Prior to her appointment, Honey was best known as the founder of Pennsylvania Fair Elections, an anti-voting group and state partner of the Election Integrity Network — a nationwide anti-voting organization founded by the election-denying lawyer Cleta Mitchell, who played a key role in President Donald Trump’s efforts to overturn the 2020 election. Mitchell has praised Honey as a “wonderful person.”
Honey herself has been involved in efforts to cast doubt on the 2020 election results.

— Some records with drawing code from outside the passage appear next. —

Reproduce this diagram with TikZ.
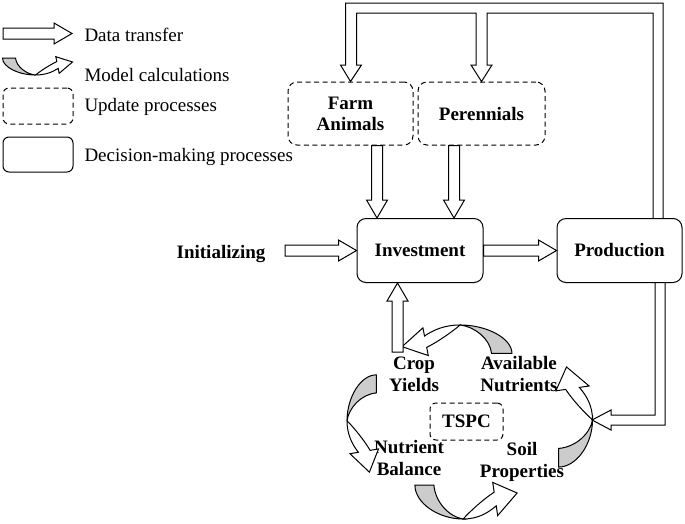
\documentclass[tikz,border=0pt]{standalone}
\usepackage{fontspec}
\setmainfont{Liberation Serif}
\usetikzlibrary{calc}

\tikzset{
  decision/.style={draw, rounded corners=9pt, minimum width=126pt, minimum height=64pt,
    align=center, font=\bfseries\fontsize{19}{21}\selectfont},
  update/.style={decision, dash pattern=on 5pt off 3.5pt},
  cyclelabel/.style={align=center, inner sep=0pt, font=\bfseries\fontsize{19}{22}\selectfont},
  legendtext/.style={anchor=base west, inner sep=0pt, font=\fontsize{19}{21}\selectfont},
  calcarrow/.pic={
    \filldraw[fill=black!20] (-35,-8) -- (-22,-8) .. controls (-21,1) and (-11,8) .. (-2,9)
      .. controls (-19,9) and (-35,1) .. (-35,-8) -- cycle;
    \filldraw[fill=white] (-2,9) .. controls (8,9) and (15,6) .. (20.7,2.4) -- (21.7,7.3)
      -- (35,-4) -- (18.3,-9.3) -- (19.3,-4.4) .. controls (12,-1) and (3,5) .. (-2,9) -- cycle;
  }
}

% hollow arrow from #1 to #2
\newcommand{\fatarrow}[2]{%
  \path ($(#2)!18pt!(#1)$) coordinate (fahead);
  \draw[fill=white] ($(#1)!5.5pt!90:(#2)$) -- ($(fahead)!5.5pt!90:(#2)$)
    -- ($(fahead)!10.5pt!90:(#2)$) -- (#2) -- ($(fahead)!10.5pt!-90:(#2)$)
    -- ($(fahead)!5.5pt!-90:(#2)$) -- ($(#1)!5.5pt!-90:(#2)$) -- cycle;}

\begin{document}
\begin{tikzpicture}[x=1pt, y=-1pt, line width=1pt, line join=miter]
\useasboundingbox (0,0) rectangle (685,523);

% legend
\coordinate (lgA) at (3,33.5);\coordinate (lgB) at (72,33.5);
\fatarrow{lgA}{lgB}
\node[legendtext] (lgdata) at (84,41.5) {Data transfer};
\pic at (37.5,66) {calcarrow};
\node[legendtext] (lgcalc) at (84,81.5) {Model calculations};
\node[update, minimum width=70pt, minimum height=36pt, rounded corners=6pt] (lgupd) at (38,106) {};
\node[legendtext] (lgupdtxt) at (84,111) {Update processes};
\node[decision, minimum width=70pt, minimum height=35pt, rounded corners=6pt] (lgdec) at (38,154.5) {};
\node[legendtext] (lgdectxt) at (84,161.5) {Decision-making processes};

% processes
\node[update, minimum width=125pt, minimum height=63pt] (farm) at (350.5,113.5) {Farm\\Animals};
\node[update, minimum width=127pt, minimum height=63pt] (peren) at (481.5,113.5) {Perennials};
\node[decision] (inv) at (420,250.5) {Investment};
\node[decision, minimum width=125pt] (prod) at (619.5,250.5) {Production};
\node[cyclelabel] (init) at (221,254) {Initializing};

% soil-crop cycle
\node[cyclelabel] (crop) at (414,374.5) {Crop\\Yields};
\node[cyclelabel] (avail) at (519,374.5) {Available\\Nutrients};
\node[cyclelabel] (bal) at (409,457.5) {Nutrient\\Balance};
\node[cyclelabel] (soil) at (522,461.5) {Soil\\Properties};
\node[update, minimum width=73pt, minimum height=37pt, rounded corners=6pt] (tspc) at (466.5,421.5) {TSPC};

\pic[rotate=180, xscale=1.57, yscale=1.67] at (457,340) {calcarrow};
\pic[rotate=-90, xscale=1.39, yscale=1.72] at (362.5,423.5) {calcarrow};
\pic[xscale=1.46, yscale=2] at (466,501) {calcarrow};
\pic[rotate=90, xscale=1.43, yscale=2] at (574.5,417) {calcarrow};

% data transfer
\coordinate (initout) at (285,250.5);
\fatarrow{initout}{inv.west}
\fatarrow{inv.east}{prod.west}
\coordinate (farmout) at ([xshift=26.5pt]farm.south);\coordinate (farmin) at (farmout |- inv.north);
\fatarrow{farmout}{farmin}
\coordinate (perenout) at ([xshift=-27.5pt]peren.south);\coordinate (perenin) at (perenout |- inv.north);
\fatarrow{perenout}{perenin}
\coordinate (cropout) at (397.5,352);\coordinate (cropin) at (cropout |- inv.south);
\fatarrow{cropout}{cropin}

% production back to the update processes and to the soil
\draw ([xshift=43.5pt]prod.north) -- (663,3) -- (345.5,3) -- (345.5,65) -- (340.5,65) -- (farm.north)
  -- (361.5,65) -- (356.5,65) -- (356.5,13) -- (476,13) -- (476,65) -- (471,65) -- (peren.north)
  -- (492,65) -- (487,65) -- (487,13) -- (653,13) -- ([xshift=33.5pt]prod.north);
\draw ([xshift=35.5pt]prod.south) -- (655,415) -- (611,415) -- (611,410) -- (592,420)
  -- (611,430) -- (611,425) -- (665,425) -- ([xshift=45.5pt]prod.south);
\end{tikzpicture}
\end{document}
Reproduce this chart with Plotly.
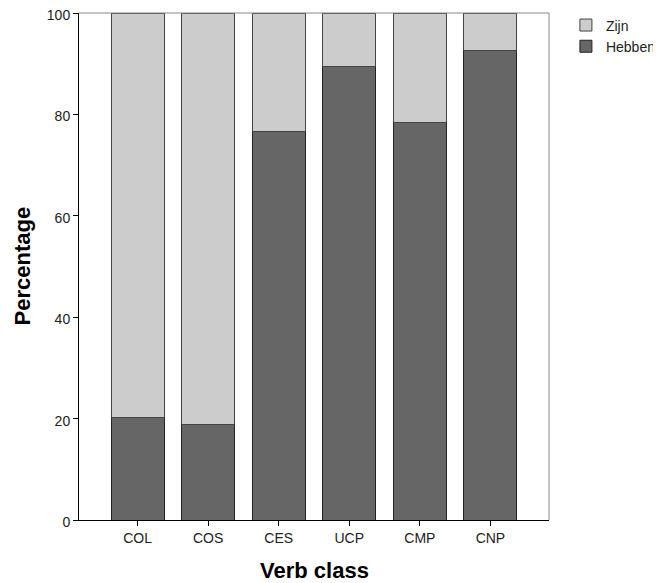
import plotly.graph_objects as go

categories = ["COL", "COS", "CES", "UCP", "CMP", "CNP"]
hebben = [20.3, 18.9, 76.7, 89.4, 78.4, 92.7]
zijn = [100 - v for v in hebben]
y_ticks = [0, 20, 40, 60, 80, 100]

fig = go.Figure()
fig.add_trace(go.Bar(x=categories, y=hebben, name="Hebben",
                     marker=dict(color="#666666", line=dict(color="#222222", width=1)),
                     width=0.75))
fig.add_trace(go.Bar(x=categories, y=zijn, name="Zijn",
                     marker=dict(color="#cccccc", line=dict(color="#444444", width=1)),
                     width=0.75))

# page body adds an 8px offset; size the figure to fit the window
fig.update_layout(
    barmode="stack",
    width=653, height=575,
    margin=dict(l=71, r=112, t=5, b=63, autoexpand=False),
    plot_bgcolor="white", paper_bgcolor="white",
    font=dict(family="Arial, Liberation Sans, sans-serif", size=14, color="#222222"),
    showlegend=True,
    legend=dict(x=1.036, y=1.007, xanchor="left", yanchor="top", traceorder="reversed",
                font=dict(size=14, color="#222222"), bgcolor="rgba(0,0,0,0)",
                itemwidth=30, tracegroupgap=0),
    xaxis=dict(type="category", range=[-0.83, 5.83], showline=True, linecolor="black",
               linewidth=1, ticks="outside", ticklen=5, tickcolor="black",
               showgrid=False, zeroline=False, automargin=False,
               tickfont=dict(size=14, color="#222222")),
    yaxis=dict(range=[0, 100], tickvals=y_ticks, showline=True, linecolor="black",
               linewidth=1, ticks="outside", ticklen=5, tickcolor="black",
               showgrid=False, zeroline=False, automargin=False,
               ticklabeloverflow="allow", ticklabelshift=2,
               tickfont=dict(size=14, color="#222222")),
    shapes=[
        dict(type="line", xref="paper", yref="paper", x0=0, x1=1, y0=1, y1=1,
             line=dict(color="#888888", width=1)),
        dict(type="line", xref="paper", yref="paper", x0=1, x1=1, y0=0, y1=1,
             line=dict(color="#888888", width=1)),
    ],
    annotations=[
        dict(text="<b>Verb class</b>", xref="paper", yref="paper", x=0.5, y=-50/507,
             xanchor="center", yanchor="middle", showarrow=False,
             font=dict(size=22, color="black")),
        dict(text="<b>Percentage</b>", xref="paper", yref="paper", x=-57/470, y=0.5,
             xanchor="center", yanchor="middle", showarrow=False, textangle=-90,
             font=dict(size=22, color="black")),
    ],
)

fig.write_html("out.html")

She has a long history of starting and promoting election conspiracies throughout Pennsylvania — including one spread by President Donald Trump on Jan. 6, 2021.
“The public deserves to know how a well-known election conspiracy theorist came to be charged with safeguarding the integrity of our nation’s election systems,” Chioma Chukwu, AO’s executive director, said in a statement. “DHS and its leadership have a duty to ensure public confidence in our elections — not to shield from scrutiny officials who spread the very lies that fueled the January 6 insurrection.”
The lawsuit focuses in particular on any communications Honey may have had with a network of anti-voting activists. It asks for any communications between Honey and various anti-voting groups and figures, including Mitchell and her group, the Election Integrity Network, Arizona GOP chair Gina Swoboda, as well as groups like True the Vote, Unite4Freedom, and their leaders.
“Transparency about Heather Honey’s appointment and actions is essential to understanding who this administration is placing in positions of power to oversee election infrastructure — because that may reveal how they intend to manage and potentially undermine the security of future elections,” Chukwu said.